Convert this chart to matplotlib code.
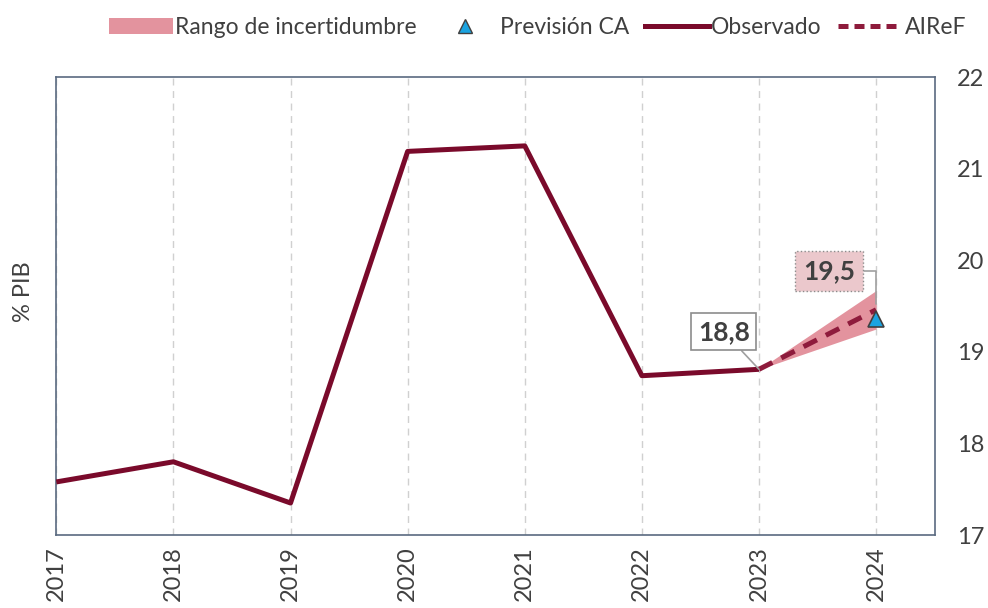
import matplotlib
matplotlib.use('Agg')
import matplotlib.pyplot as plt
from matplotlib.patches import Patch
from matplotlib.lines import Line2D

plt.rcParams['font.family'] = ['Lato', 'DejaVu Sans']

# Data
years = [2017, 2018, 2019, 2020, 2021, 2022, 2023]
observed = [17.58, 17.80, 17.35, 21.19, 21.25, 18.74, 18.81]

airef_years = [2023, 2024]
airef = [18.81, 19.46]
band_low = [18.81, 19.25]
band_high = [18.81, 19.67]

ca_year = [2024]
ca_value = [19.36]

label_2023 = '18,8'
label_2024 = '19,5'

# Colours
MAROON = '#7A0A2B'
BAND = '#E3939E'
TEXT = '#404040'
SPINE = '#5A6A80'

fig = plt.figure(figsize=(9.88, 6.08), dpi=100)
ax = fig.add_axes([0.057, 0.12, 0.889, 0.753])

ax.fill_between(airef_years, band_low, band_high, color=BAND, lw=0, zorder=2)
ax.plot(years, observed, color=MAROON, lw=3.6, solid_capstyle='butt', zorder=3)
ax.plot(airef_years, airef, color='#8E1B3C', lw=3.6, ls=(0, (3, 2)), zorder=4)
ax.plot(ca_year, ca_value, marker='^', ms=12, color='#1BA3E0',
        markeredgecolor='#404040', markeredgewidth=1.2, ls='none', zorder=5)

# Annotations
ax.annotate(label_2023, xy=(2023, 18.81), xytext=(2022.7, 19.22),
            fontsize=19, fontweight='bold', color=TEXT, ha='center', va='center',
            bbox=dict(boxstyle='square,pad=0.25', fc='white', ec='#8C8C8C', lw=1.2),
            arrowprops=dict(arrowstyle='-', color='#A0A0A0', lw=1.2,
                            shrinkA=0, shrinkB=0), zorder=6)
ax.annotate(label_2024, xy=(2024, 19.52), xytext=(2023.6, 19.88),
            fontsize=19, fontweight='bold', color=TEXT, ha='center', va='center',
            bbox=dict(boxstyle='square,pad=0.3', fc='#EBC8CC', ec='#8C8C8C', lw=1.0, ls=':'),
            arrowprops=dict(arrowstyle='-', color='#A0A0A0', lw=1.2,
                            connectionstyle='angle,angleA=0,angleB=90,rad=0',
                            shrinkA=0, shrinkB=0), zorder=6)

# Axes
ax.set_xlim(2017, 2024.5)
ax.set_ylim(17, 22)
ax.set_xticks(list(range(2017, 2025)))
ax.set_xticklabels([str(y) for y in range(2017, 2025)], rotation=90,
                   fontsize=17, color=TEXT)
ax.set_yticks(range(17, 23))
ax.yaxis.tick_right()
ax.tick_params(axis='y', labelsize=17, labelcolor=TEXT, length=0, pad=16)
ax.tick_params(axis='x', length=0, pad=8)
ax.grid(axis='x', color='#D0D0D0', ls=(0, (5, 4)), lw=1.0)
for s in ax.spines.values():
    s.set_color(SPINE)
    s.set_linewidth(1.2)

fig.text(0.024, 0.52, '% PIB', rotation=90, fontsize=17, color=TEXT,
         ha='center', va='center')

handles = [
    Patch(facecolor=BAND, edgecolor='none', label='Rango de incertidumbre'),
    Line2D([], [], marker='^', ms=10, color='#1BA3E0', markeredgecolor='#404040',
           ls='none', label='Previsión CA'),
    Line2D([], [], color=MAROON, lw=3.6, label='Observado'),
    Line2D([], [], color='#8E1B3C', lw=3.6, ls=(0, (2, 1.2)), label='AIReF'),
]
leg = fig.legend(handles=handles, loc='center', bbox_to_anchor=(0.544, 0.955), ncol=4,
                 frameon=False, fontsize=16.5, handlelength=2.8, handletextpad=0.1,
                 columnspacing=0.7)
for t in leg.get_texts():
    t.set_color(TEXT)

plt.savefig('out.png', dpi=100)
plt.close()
================================
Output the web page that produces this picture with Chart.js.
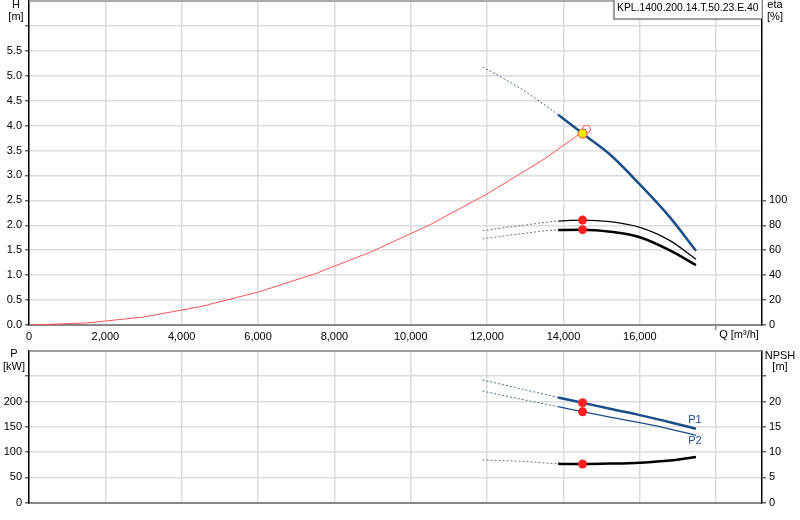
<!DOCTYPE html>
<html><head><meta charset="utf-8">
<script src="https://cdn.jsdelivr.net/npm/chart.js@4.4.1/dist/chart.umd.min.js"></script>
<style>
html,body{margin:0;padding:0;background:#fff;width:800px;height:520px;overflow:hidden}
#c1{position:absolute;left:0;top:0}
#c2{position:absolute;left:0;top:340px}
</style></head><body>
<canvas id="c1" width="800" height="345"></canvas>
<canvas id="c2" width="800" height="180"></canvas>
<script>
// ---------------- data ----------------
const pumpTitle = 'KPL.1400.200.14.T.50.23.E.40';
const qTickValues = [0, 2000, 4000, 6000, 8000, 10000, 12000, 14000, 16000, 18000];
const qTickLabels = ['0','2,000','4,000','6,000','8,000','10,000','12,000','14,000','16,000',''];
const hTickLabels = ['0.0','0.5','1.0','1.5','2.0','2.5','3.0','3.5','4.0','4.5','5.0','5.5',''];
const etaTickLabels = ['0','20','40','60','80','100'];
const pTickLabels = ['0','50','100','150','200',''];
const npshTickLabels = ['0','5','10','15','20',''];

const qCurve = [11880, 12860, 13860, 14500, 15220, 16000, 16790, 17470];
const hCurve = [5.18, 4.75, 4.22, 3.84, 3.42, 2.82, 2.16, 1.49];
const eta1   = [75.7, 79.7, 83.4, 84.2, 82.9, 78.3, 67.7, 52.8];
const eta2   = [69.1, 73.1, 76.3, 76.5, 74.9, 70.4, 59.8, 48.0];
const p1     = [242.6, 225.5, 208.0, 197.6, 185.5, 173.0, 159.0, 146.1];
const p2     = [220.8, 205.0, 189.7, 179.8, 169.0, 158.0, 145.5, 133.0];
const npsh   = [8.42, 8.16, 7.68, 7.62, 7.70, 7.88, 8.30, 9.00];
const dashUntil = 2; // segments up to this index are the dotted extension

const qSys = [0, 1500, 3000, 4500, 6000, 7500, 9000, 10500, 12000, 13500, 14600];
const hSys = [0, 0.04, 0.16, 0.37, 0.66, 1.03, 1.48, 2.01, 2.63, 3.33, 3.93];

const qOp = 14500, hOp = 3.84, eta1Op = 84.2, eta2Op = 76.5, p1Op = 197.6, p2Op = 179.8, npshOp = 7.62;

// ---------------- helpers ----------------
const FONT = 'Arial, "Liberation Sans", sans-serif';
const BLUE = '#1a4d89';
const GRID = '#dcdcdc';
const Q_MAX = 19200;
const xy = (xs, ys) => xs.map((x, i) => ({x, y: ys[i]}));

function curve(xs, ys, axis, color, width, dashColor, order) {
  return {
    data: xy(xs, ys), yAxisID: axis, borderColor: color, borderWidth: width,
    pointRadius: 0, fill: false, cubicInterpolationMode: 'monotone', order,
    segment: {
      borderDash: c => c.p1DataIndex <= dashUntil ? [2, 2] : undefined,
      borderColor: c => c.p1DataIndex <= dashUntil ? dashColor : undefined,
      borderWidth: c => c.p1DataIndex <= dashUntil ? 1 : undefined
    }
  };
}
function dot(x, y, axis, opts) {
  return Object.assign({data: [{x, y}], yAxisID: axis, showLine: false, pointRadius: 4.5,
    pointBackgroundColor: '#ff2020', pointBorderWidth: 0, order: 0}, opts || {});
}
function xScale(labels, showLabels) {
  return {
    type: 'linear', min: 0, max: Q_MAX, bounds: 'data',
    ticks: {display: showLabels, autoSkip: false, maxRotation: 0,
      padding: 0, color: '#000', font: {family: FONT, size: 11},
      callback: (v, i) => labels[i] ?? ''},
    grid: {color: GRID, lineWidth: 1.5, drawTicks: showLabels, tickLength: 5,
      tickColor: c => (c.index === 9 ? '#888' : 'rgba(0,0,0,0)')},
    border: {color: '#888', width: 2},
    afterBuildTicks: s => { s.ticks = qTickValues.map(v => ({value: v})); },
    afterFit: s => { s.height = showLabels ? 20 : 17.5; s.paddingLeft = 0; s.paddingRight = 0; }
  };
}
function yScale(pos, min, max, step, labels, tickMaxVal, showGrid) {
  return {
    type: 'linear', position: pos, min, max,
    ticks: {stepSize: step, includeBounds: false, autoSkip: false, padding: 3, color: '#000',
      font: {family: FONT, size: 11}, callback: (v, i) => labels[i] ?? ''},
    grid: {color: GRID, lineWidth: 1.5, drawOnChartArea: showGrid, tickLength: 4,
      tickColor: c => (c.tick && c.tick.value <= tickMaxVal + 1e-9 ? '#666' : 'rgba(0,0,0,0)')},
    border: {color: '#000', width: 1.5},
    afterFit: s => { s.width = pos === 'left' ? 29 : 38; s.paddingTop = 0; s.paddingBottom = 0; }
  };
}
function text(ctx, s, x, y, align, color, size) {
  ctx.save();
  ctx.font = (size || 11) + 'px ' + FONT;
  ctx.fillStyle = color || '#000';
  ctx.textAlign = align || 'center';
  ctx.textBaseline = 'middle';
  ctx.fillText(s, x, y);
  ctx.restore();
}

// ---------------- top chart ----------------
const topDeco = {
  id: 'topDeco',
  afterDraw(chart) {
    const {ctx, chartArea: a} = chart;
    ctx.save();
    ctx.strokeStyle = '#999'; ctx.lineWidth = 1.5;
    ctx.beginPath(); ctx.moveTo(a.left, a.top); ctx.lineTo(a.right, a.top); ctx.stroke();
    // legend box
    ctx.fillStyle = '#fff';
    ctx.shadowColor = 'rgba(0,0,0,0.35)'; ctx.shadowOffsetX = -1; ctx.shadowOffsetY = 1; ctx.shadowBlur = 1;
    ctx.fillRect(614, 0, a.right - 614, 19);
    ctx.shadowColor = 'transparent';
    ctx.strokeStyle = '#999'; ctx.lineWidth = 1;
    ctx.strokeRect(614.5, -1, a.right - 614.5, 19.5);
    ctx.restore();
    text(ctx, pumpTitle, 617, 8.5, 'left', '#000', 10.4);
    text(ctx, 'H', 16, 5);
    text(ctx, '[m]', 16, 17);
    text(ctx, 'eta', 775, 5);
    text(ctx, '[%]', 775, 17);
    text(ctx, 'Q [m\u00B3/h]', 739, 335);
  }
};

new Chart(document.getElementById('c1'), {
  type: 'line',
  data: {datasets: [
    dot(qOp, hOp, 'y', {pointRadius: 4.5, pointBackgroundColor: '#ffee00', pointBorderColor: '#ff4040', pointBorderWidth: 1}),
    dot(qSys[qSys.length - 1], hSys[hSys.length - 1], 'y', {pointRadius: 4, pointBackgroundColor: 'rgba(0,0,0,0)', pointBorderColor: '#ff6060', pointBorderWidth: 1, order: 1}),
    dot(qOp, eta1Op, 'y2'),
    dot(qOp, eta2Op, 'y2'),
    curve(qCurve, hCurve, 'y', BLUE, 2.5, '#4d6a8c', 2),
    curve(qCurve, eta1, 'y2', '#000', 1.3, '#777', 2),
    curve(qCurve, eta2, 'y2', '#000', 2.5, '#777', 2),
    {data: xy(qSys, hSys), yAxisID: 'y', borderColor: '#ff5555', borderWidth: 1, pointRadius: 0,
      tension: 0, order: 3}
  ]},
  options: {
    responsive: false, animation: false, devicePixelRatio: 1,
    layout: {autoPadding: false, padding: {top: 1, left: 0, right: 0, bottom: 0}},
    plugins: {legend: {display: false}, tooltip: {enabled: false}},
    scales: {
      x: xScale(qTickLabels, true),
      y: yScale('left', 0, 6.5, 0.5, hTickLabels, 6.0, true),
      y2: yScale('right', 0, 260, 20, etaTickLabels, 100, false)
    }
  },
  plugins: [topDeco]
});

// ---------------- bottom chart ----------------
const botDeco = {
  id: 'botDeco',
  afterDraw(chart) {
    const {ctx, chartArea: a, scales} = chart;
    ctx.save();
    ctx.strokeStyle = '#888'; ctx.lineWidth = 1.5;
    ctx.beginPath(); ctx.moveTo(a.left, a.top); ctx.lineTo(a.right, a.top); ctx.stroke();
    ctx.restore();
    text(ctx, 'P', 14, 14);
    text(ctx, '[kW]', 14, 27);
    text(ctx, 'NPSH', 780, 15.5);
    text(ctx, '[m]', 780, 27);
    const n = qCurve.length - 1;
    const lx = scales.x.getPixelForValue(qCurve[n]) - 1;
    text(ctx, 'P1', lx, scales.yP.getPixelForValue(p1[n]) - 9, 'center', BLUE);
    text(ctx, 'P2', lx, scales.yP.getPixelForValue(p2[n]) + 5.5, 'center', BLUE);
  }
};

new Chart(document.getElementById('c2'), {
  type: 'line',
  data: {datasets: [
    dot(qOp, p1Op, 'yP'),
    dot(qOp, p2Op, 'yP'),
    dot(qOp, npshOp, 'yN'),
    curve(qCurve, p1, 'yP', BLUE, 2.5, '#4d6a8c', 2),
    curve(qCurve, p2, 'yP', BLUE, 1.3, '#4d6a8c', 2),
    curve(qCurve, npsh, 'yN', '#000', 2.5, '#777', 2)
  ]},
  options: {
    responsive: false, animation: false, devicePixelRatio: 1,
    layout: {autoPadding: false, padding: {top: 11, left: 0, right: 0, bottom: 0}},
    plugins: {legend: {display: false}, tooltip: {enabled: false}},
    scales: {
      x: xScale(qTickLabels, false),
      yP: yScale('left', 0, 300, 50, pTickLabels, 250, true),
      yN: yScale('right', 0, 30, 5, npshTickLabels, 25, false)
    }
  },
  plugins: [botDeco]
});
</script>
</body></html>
================================
* **EXERCISE**: Give back exactly the lines from the one that holds "Convert this chart to matplotlib code." to the one that holds "ca_value = [19.36]", with both ends and without the images.

* **RESPONSE TO THE EXERCISE**:
Convert this chart to matplotlib code.
import matplotlib
matplotlib.use('Agg')
import matplotlib.pyplot as plt
from matplotlib.patches import Patch
from matplotlib.lines import Line2D

plt.rcParams['font.family'] = ['Lato', 'DejaVu Sans']

# Data
years = [2017, 2018, 2019, 2020, 2021, 2022, 2023]
observed = [17.58, 17.80, 17.35, 21.19, 21.25, 18.74, 18.81]

airef_years = [2023, 2024]
airef = [18.81, 19.46]
band_low = [18.81, 19.25]
band_high = [18.81, 19.67]

ca_year = [2024]
ca_value = [19.36]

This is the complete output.